К сегодняшней своей политико-экономической системе Сталин пришел не сразу.

Первоначально он пытался укрепить свою власть на соглашении с крестьянством. И не просто с крестьянством. Он ставил ставку на богатую собственническую деревню. Тогда же он проводил известный либерализм по отношению к капиталистическим слоям города — готов был вообще пойти на либерализм. То, что он говорил в 1925 г., совершенно не вяжется с сегодняшними его словами и действиями.

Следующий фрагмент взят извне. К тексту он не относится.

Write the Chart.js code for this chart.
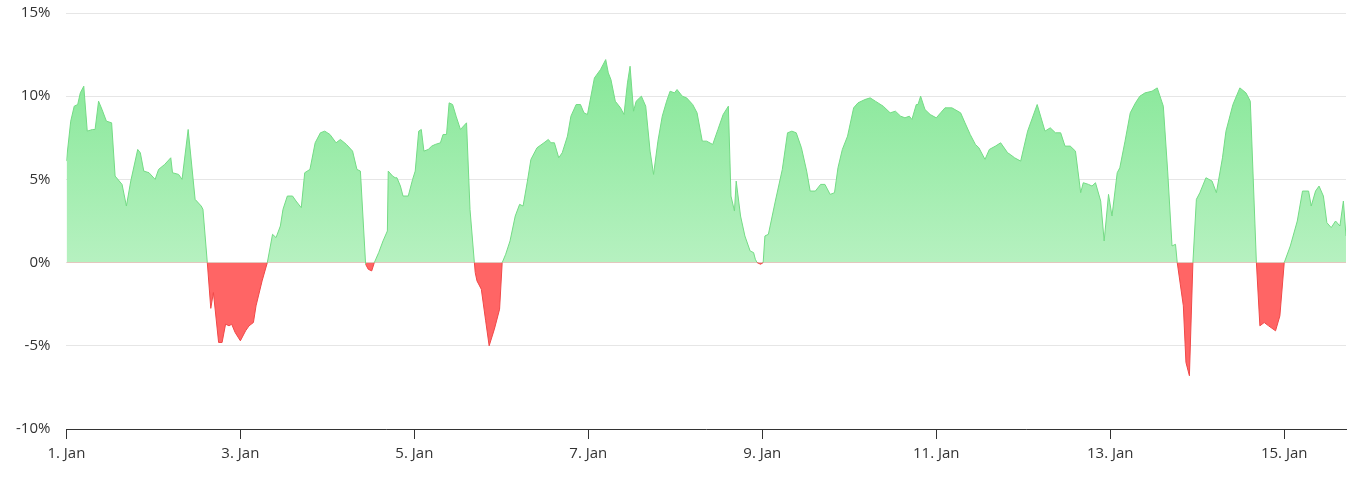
<!DOCTYPE html>
<html>
<head>
<meta charset="utf-8">
<script src="https://cdn.jsdelivr.net/npm/chart.js@4"></script>
<style>
  html, body { margin: 0; padding: 0; background: #fff; overflow: hidden; }
  #wrap { width: 1353px; height: 496px; margin-top: -12px; }
</style>
</head>
<body>
<div id="wrap"><canvas id="chart"></canvas></div>
<script>
// day of January (decimal) and percent change
const days = [
  1.00, 1.05, 1.09, 1.13, 1.16, 1.20, 1.24, 1.30, 1.33, 1.37, 1.41, 1.46, 1.52, 1.56, 1.64, 1.69, 1.74, 1.82, 1.85, 1.89,
  1.95, 2.02, 2.06, 2.13, 2.20, 2.22, 2.29, 2.33, 2.40, 2.48, 2.55, 2.57, 2.62, 2.66, 2.69, 2.75, 2.79, 2.83, 2.87, 2.90,
  2.94, 3.00, 3.06, 3.10, 3.15, 3.18, 3.25, 3.31, 3.37, 3.41, 3.46, 3.49, 3.54, 3.60, 3.64, 3.70, 3.74, 3.80, 3.86, 3.92,
  3.97, 4.03, 4.10, 4.15, 4.22, 4.29, 4.34, 4.38, 4.44, 4.47, 4.51, 4.54, 4.59, 4.64, 4.69, 4.70, 4.75, 4.78, 4.80, 4.84,
  4.87, 4.93, 4.98, 5.01, 5.05, 5.08, 5.11, 5.16, 5.20, 5.24, 5.30, 5.33, 5.37, 5.40, 5.44, 5.48, 5.53, 5.60, 5.64, 5.69,
  5.70, 5.72, 5.77, 5.82, 5.86, 5.92, 5.98, 6.01, 6.05, 6.10, 6.16, 6.21, 6.25, 6.30, 6.34, 6.41, 6.49, 6.54, 6.57, 6.61,
  6.66, 6.70, 6.76, 6.80, 6.86, 6.91, 6.95, 6.99, 7.03, 7.07, 7.14, 7.20, 7.23, 7.26, 7.31, 7.37, 7.41, 7.45, 7.48, 7.52,
  7.55, 7.61, 7.66, 7.71, 7.75, 7.80, 7.85, 7.90, 7.94, 7.99, 8.02, 8.08, 8.13, 8.20, 8.25, 8.31, 8.36, 8.43, 8.49, 8.55,
  8.61, 8.64, 8.68, 8.70, 8.75, 8.80, 8.86, 8.90, 8.92, 8.94, 8.98, 9.01, 9.03, 9.07, 9.15, 9.23, 9.29, 9.34, 9.39, 9.45,
  9.51, 9.55, 9.61, 9.67, 9.72, 9.78, 9.83, 9.87, 9.92, 9.98, 10.05, 10.10, 10.18, 10.24, 10.30, 10.39, 10.47, 10.53, 10.59, 10.64,
  10.69, 10.72, 10.77, 10.79, 10.82, 10.87, 10.93, 11.00, 11.05, 11.10, 11.18, 11.28, 11.33, 11.39, 11.45, 11.49, 11.56, 11.61, 11.68, 11.74,
  11.82, 11.85, 11.90, 11.97, 12.05, 12.16, 12.25, 12.31, 12.37, 12.43, 12.48, 12.54, 12.60, 12.66, 12.69, 12.75, 12.79, 12.83, 12.89, 12.93,
  12.98, 13.02, 13.08, 13.11, 13.17, 13.23, 13.29, 13.34, 13.40, 13.48, 13.54, 13.61, 13.66, 13.71, 13.75, 13.77, 13.84, 13.87, 13.91, 13.95,
  13.99, 14.03, 14.10, 14.17, 14.22, 14.29, 14.33, 14.41, 14.49, 14.56, 14.61, 14.68, 14.72, 14.77, 14.82, 14.90, 14.95, 15.00, 15.07, 15.15,
  15.21, 15.28, 15.31, 15.36, 15.40, 15.45, 15.49, 15.54, 15.59, 15.64, 15.68, 15.71
];
const change = [
  6.1, 8.5, 9.4, 9.5, 10.2, 10.6, 7.9, 8.0, 8.0, 9.7, 9.2, 8.5, 8.4, 5.2, 4.7, 3.4, 4.9, 6.8, 6.6, 5.5,
  5.4, 5.0, 5.6, 5.9, 6.3, 5.4, 5.3, 5.0, 8.0, 3.8, 3.4, 3.2, 0, -2.75, -1.8, -4.8, -4.8, -3.7, -3.8, -3.7,
  -4.2, -4.7, -4.1, -3.8, -3.6, -2.6, -1.1, 0, 1.7, 1.5, 2.2, 3.2, 4.0, 4.0, 3.7, 3.3, 5.4, 5.6, 7.2, 7.8,
  7.9, 7.7, 7.2, 7.4, 7.1, 6.7, 5.6, 5.5, -0.1, -0.4, -0.5, 0, 0.6, 1.3, 1.9, 5.5, 5.2, 5.1, 5.1, 4.6,
  4.0, 4.0, 5.0, 5.5, 7.9, 8.0, 6.7, 6.8, 7.0, 7.1, 7.2, 7.7, 7.7, 9.6, 9.5, 8.8, 8.0, 8.4, 3.2, 0,
  -0.6, -1.1, -1.6, -3.5, -5.0, -4.0, -2.8, 0, 0.5, 1.3, 2.8, 3.5, 3.4, 4.9, 6.2, 6.9, 7.2, 7.4, 7.2, 7.2,
  6.3, 6.6, 7.6, 8.8, 9.5, 9.5, 9.0, 8.9, 10.0, 11.1, 11.6, 12.2, 11.4, 11.0, 9.7, 9.3, 8.9, 10.8, 11.8, 9.1,
  9.7, 10.0, 9.4, 6.7, 5.3, 7.3, 8.8, 9.7, 10.3, 10.2, 10.4, 10.0, 9.9, 9.5, 9.0, 7.3, 7.3, 7.1, 8.0, 8.9,
  9.4, 4.0, 3.1, 4.9, 2.8, 1.6, 0.7, 0.6, 0.2, 0, -0.1, 0, 1.6, 1.7, 3.7, 5.6, 7.8, 7.9, 7.8, 6.9,
  5.5, 4.3, 4.3, 4.7, 4.7, 4.1, 4.2, 5.7, 6.8, 7.6, 9.3, 9.6, 9.8, 9.9, 9.7, 9.4, 9.0, 9.1, 8.8, 8.7,
  8.8, 8.6, 9.5, 9.5, 10.0, 9.2, 8.9, 8.7, 9.0, 9.3, 9.3, 9.0, 8.4, 7.7, 7.1, 6.9, 6.2, 6.8, 7.0, 7.2,
  6.6, 6.5, 6.3, 6.1, 7.9, 9.5, 7.9, 8.1, 7.8, 7.8, 7.0, 7.0, 6.7, 4.2, 4.8, 4.7, 4.6, 4.8, 3.7, 1.3,
  4.1, 2.8, 5.4, 5.7, 7.3, 9.0, 9.6, 10.0, 10.2, 10.3, 10.5, 9.4, 5.5, 1.0, 1.1, 0, -2.6, -6.0, -6.8, 0,
  3.8, 4.2, 5.1, 4.9, 4.2, 6.3, 7.9, 9.5, 10.5, 10.2, 9.7, 0, -3.8, -3.6, -3.8, -4.1, -3.2, 0, 1.0, 2.5,
  4.3, 4.3, 3.4, 4.3, 4.6, 4.0, 2.4, 2.1, 2.5, 2.2, 3.7, 1.6
];
const yTicks = [-10, -5, 0, 5, 10, 15];
const xTicks = [1, 3, 5, 7, 9, 11, 13, 15];

const points = days.map((d, i) => ({ x: d, y: change[i] }));

function greenFill(context) {
    const chart = context.chart;
    const area = chart.chartArea;
    if (!area) return 'rgba(140,232,155,0.9)';
    const y = chart.scales.y;
    const g = chart.ctx.createLinearGradient(0, y.getPixelForValue(12.5), 0, y.getPixelForValue(0));
    g.addColorStop(0, '#84e796');
    g.addColorStop(1, '#b6f1c0');
    return g;
}

const config = {
    type: 'line',
    data: {
        datasets: [{
            data: points,
            borderWidth: 1,
            borderColor: '#74db85',
            segment: {
                borderColor: ctx => (ctx.p0.parsed.y + ctx.p1.parsed.y < 0) ? '#f04848' : '#74db85'
            },
            backgroundColor: greenFill,
            fill: { target: { value: 0 }, below: '#ff6565' },
            pointRadius: 0,
            tension: 0
        }]
    },
    options: {
        responsive: true,
        maintainAspectRatio: false,
        animation: false,
        layout: { padding: { top: 0, right: 7, left: 0, bottom: 15 } },
        plugins: {
            legend: { display: false },
            tooltip: { enabled: false }
        },
        scales: {
            x: {
                type: 'linear',
                min: 1,
                max: 15.71,
                afterBuildTicks: axis => { axis.ticks = xTicks.map(v => ({ value: v })); },
                ticks: {
                    color: '#333',
                    font: { family: 'Open Sans', size: 15 },
                    padding: 6,
                    maxRotation: 0,
                    callback: v => v + '. Jan'
                },
                grid: { drawOnChartArea: false, drawTicks: true, tickLength: 10, color: '#333' },
                border: { color: '#333', width: 1 }
            },
            y: {
                min: -10,
                max: 15,
                afterBuildTicks: axis => { axis.ticks = yTicks.map(v => ({ value: v })); },
                ticks: {
                    color: '#333',
                    font: { family: 'Open Sans', size: 15 },
                    padding: 16,
                    callback: v => v + '%'
                },
                grid: { color: '#e6e6e6', drawTicks: false },
                border: { display: false }
            }
        }
    }
};

new Chart(document.getElementById('chart'), config);
</script>
</body>
</html>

— У нас есть люди в партии, — говорил он, — утверждающие, что коль скоро имеется нэп, а капитализм начал временно стабилизоваться, то наша задача состоит в том, чтобы провести политику максимального зажима, как в партии, так и в государственном аппарате, так, чтобы все скрипело кругом. Я должен сказать, товарищи, что эта политика является неправильной и гибельной. Нам нужен теперь не максимальный зажим, а максимальная гибкость… Без этого нам не удержать руля при настоящих сложных условиях.